The European Union's Brexit negotiators see a divorce deal with Britain as "very close", diplomatic sources have told Reuters, signalling that a compromise might be in the making on the most contentious issue of the future Irish border.

"Negotiations are not easy because we also have to be critical that we receive different signals from London," Juncker said, addressing the Austrian parliament.

"There is a polyphonic chorus at the level of the British cabinet and we try to arrange the pieces ... so that they become a melody," he said.

He said he hoped the European Council later this month would make "enough progress" that "we can see it through in November".

In the meantime, EU Brexit negotiator Michel Barnier said he stressed the need for a binding deal to avoid a disruptive EU border for Northern Ireland when he met leading politicians from the British province on Friday.

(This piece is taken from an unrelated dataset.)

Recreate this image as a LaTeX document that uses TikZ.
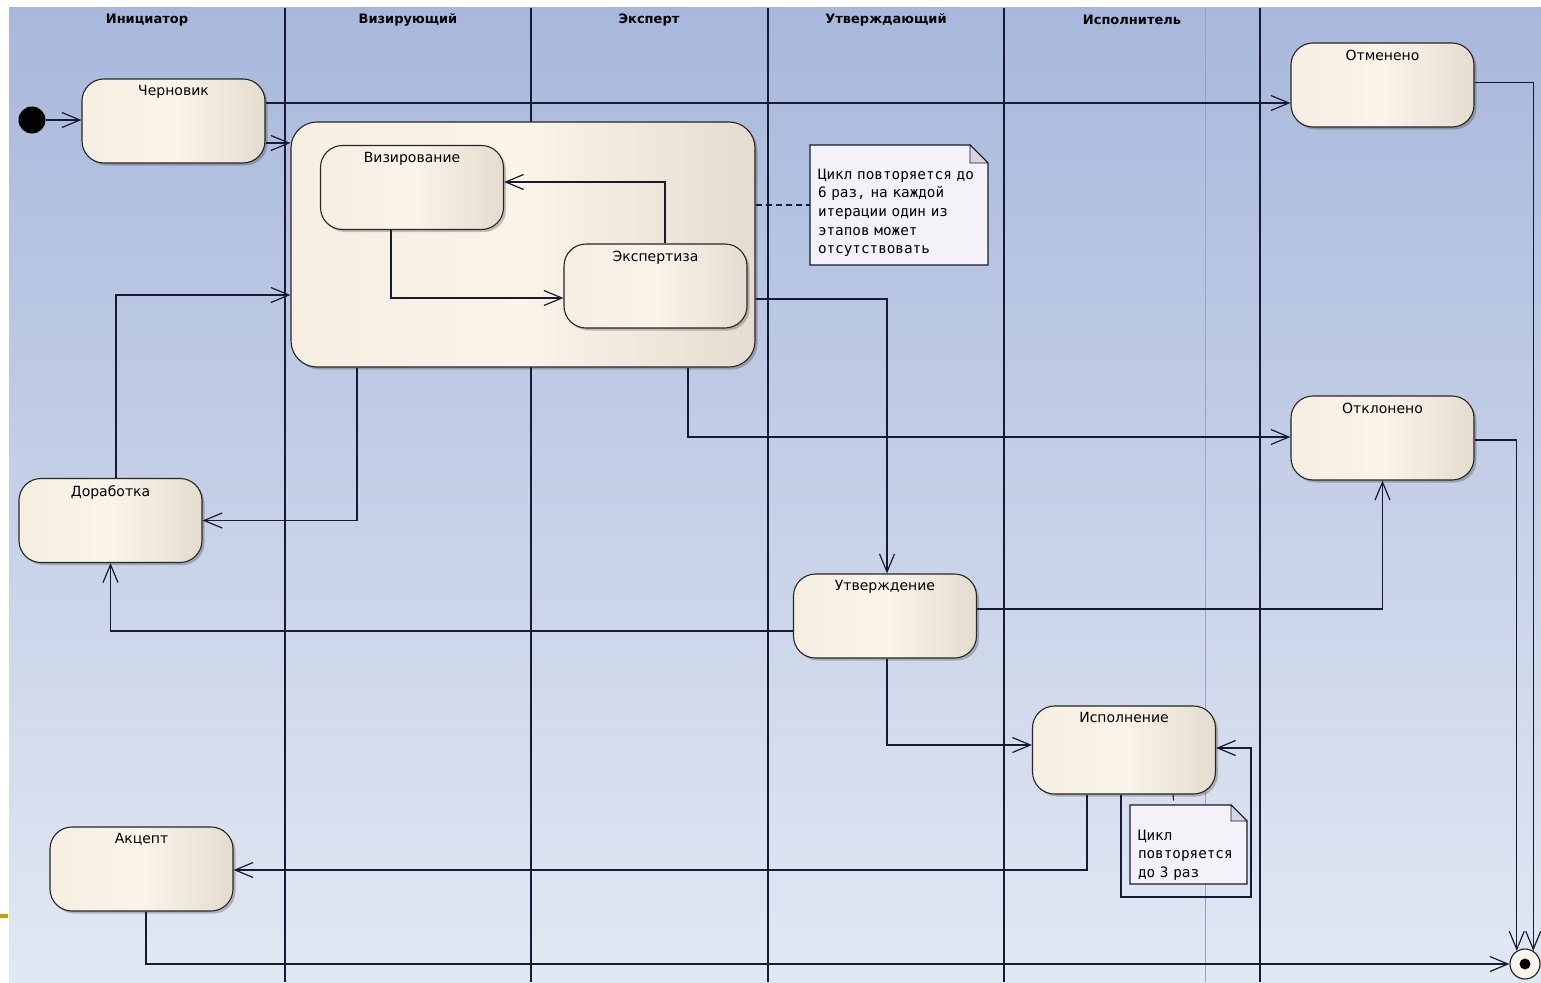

He tweeted that he had met leaders or deputy leaders from four parties "to discuss the ongoing Brexit negotiations and the importance of a legally operative backstop for Northern Ireland".

Barnier is due to meet senior figures from the biggest party, the Democratic Unionists, on Tuesday. The DUP, allies of British Prime Minister Theresa May, strongly oppose Barnier's current proposals for a "backstop" that would apply EU rules to Northern Ireland but not to the British mainland in the event that London and Brussels fail to agree a post-Brexit free trade deal that would ensure minimal border checks in Ireland.

Britain and the EU are trying to push the divorce deal as well as an agreement on post-Brexit relations in time for two leaders' summits scheduled for October 17-18 and November 17-18.